Besides the severely limited budgets available for toilet maintenance and cleanliness, the toilet’s location and structure were less than optimal. The toilet was located in the upper floor of the public market, with no direction markers to help newcomers find it. The main entrance to the toilet, due to the absence of a physical gate, turned it into a garbage dump for the market.

Because her shop was next to the toilet, out of necessity, Urmila had to take action herself or risk losing customers.

Urmila's shop by the improved toilet's entrance

Urmila's shop by the improved toilet's entrance

Community meeting with the TSS for upgradation support

Community meeting with the TSS for upgradation support

Individuals demanding  better services and accountability

Urmila was conscious that cleaning the sub-standard toilet herself and going door-to-door asking households to contribute to the toilet’s upkeep were not sustainable. She knew that she didn't have to address this sanitation challenge alone; there was the newly constituted community-based Tole Sudhar Samittee (TSS, Hamlet Improvement Committee) [2] that could lend support.

As a result, the market/settlement received urgent technical and financial sanitation assistance. These included:

  • basic training on public toilet operation and maintenance and the safe and proper use of personal protective equipment (PPE), making toilet cleaning work safer and more effective;

  • septic tank emptying, with support from the Jumla Chamber of Commerce and Industry: sludge was pumped into the nearby pit for co-composting and use in a Fuji apple orchard;

  • new hygiene and cleaning materials, including dustbins for menstrual waste, buckets and jugs;

  • installation of facilities, such as hand washing basins with soaps, piped water, grey water drainage, vent pipes and chimneys for solid waste incineration, and an iron gate at the main entrance to keep the toilet from being a dumping ground; and

  • strategically placed informative posters on proper hand washing, toilet location, toilet use, and toilet use fees.

On the building's wall: sanitation value chain explained in visuals

On the building's wall: sanitation value chain explained in visuals

A structural response needed to sustain achievements

Today, people can use the Kamitole public toilet safely and with dignity. An estimated 300 people from the 50 households in the Dalit settlement now have access to a better-managed public toilet, plus countless passers-by. Market goers and passers-by willingly pay to use the toilet. Households from the settlement are meeting their monthly dues. All these achievements would not have been secured without community-public-private partnerships.

Market visitor paying toilet user fee

Market visitor paying toilet user fee

But the monthly income generated from the toilet (estimated at Rs 5,000/month) is still not enough to maintain the sanitation service. And even while there is increased user satisfaction over Urmila’s voluntary management, she noted that operations could further be improved.

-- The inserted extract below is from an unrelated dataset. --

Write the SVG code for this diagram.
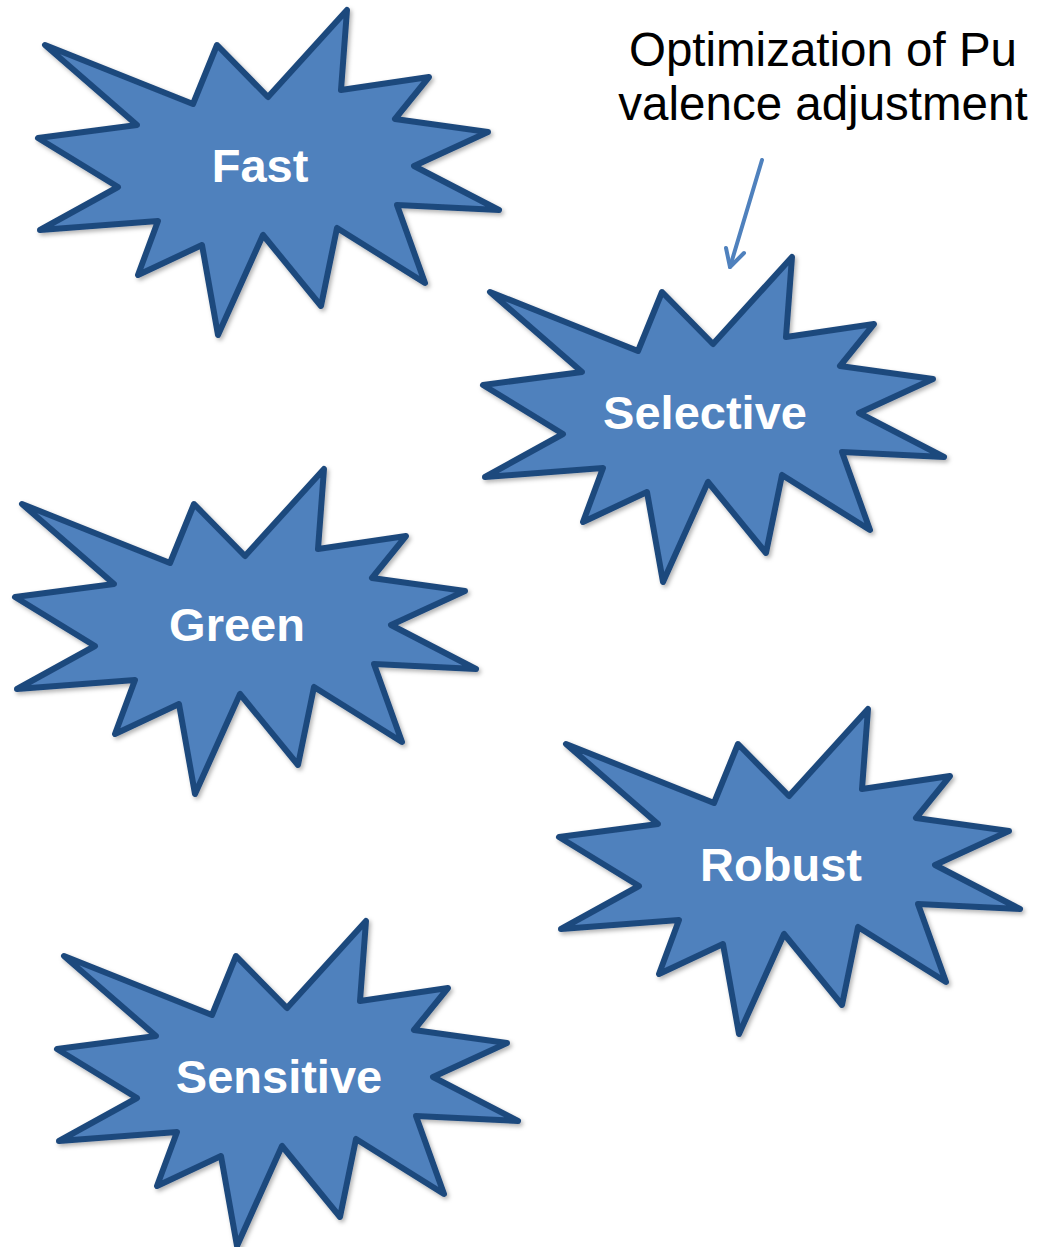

Running a toilet – even in today’s improved conditions – also poses challenges to her own health and her family’s, but her options are limited. ‘I must constantly improve and manage it because it is linked to my livelihood,’ she explained.

So, as we celebrate heroes like Urmila, we should not forget that to transform systems, we need an enabling environment of institutional frameworks, national/local government, private sector collaboration, and community-based groups like the TSS to sustain and scale-up up progress. Heroes like Urmila, whilst much-needed, cannot carry the burden of addressing broken or sub-standard systems in the long term.

Written by: Sabitra Dhakal (GESI Advisor) and Nanda Dharala (City Officer, Jumla), SNV in Nepal with Anjani Abella (Marketing Communications Advisor, WASH, SNV)
Notes
[1] Dalits, according to the Dalit Welfare Organization, ‘are the de facto “untouchables” of contemporary Nepal. Dalit refers to a group of people who are religiously, culturally, socially, economically and historically oppressed, excluded and treated as untouchables.’
[2] The TSS is a community-based group that collaborates with their respective Ward WASH Coordination Committee and Rural Municipality to improve planning and implementation of water, sanitation and hygiene initiatives.